だからこんなに風味豊かで味わい深いんですね。地元の皆さんも伊吹在来そばの復活を喜んでおられるのでは?という探偵たちの言葉に、膽吹さんは首を横にふります。「実は、まだ完全に『復活』とはいえないんですよ……」。
そばの栽培は天候の影響を受けやすく、また伊吹在来そばの場合は栽培できる場所も限られているため、まだ十分な生産量を確保できていないそうです。膽吹さんは「新しいそば店から要望があるものの、なかなか提供できずにいます。生産量のさらなる拡大が課題です」と話します。
膽吹さんはこう続けます。「たとえ生産量が今より増えたとしても、伊吹在来そばが滋賀県の特産品に返り咲いたとはいえないんです。
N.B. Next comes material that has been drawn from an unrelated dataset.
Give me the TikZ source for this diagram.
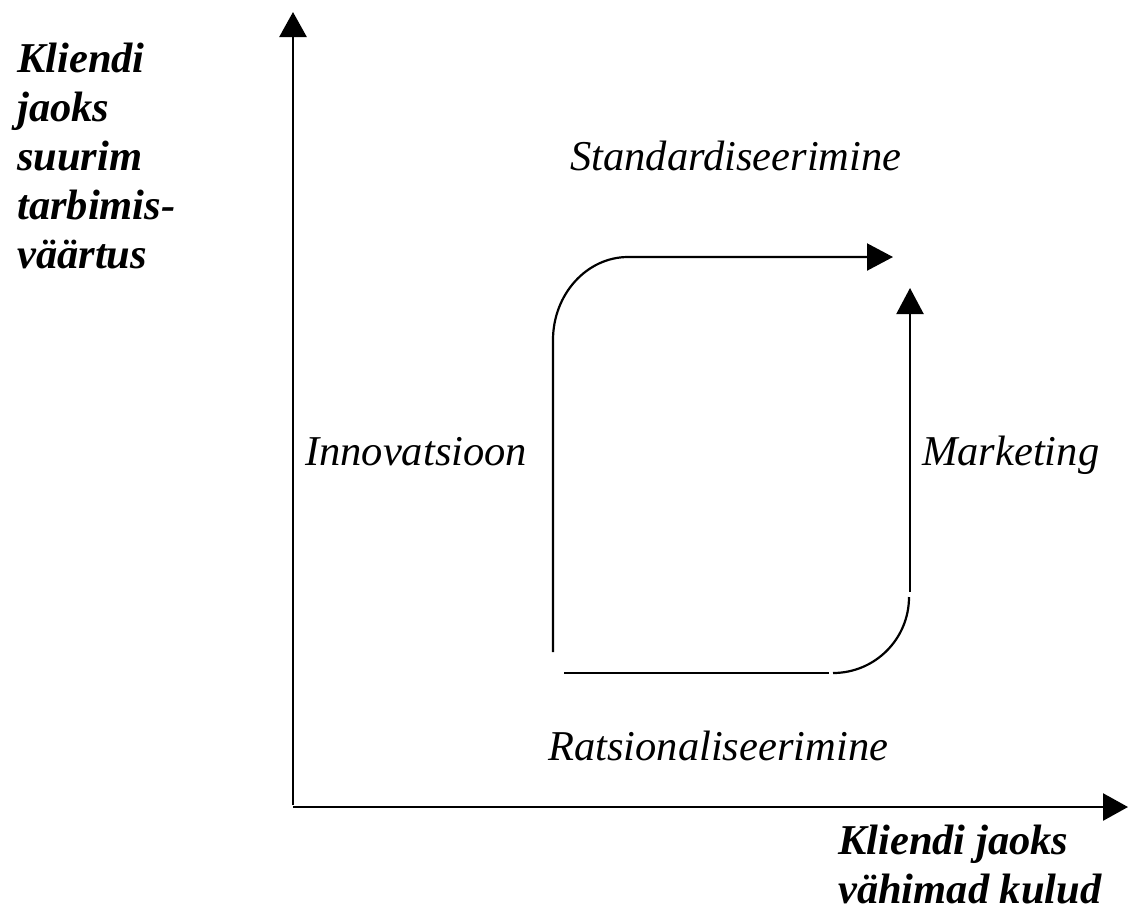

『特産品』というのは、地元で日常的に食べられてこそのものですから」。
そば好きやそば店のあいだでは注目されているものの、地元の方々に日常的に食べられているわけではなく知名度はまだ低いようです。「伊吹在来そばの会」では、月に1度集まり、伊吹在来そば認定マークを作成したり、ホームページを作成したりと、伊吹在来そばの普及に努めています。
「ここ数年で、伊吹在来そばを食べられるお店が増えてきています。仲間が増えた今なら、もっと多くの人に伊吹在来そばを知ってもらえるチャンスがあると思います。地元の方をはじめ多くの人々に来てもらって、伊吹在来そばを食べてもらいたいです」。
膽吹さんは「平安時代から1000年続く伊吹在来そばを令和で途絶えさせないように、これからもがんばっていきます。地元の人たちが誇りを持てるブランドに育てていきたいですね!」と熱い想いを語ってくれました。1000年の歴史を持つ伊吹在来そばを、一年を締めくくる縁起物としてぜひ召し上がってください!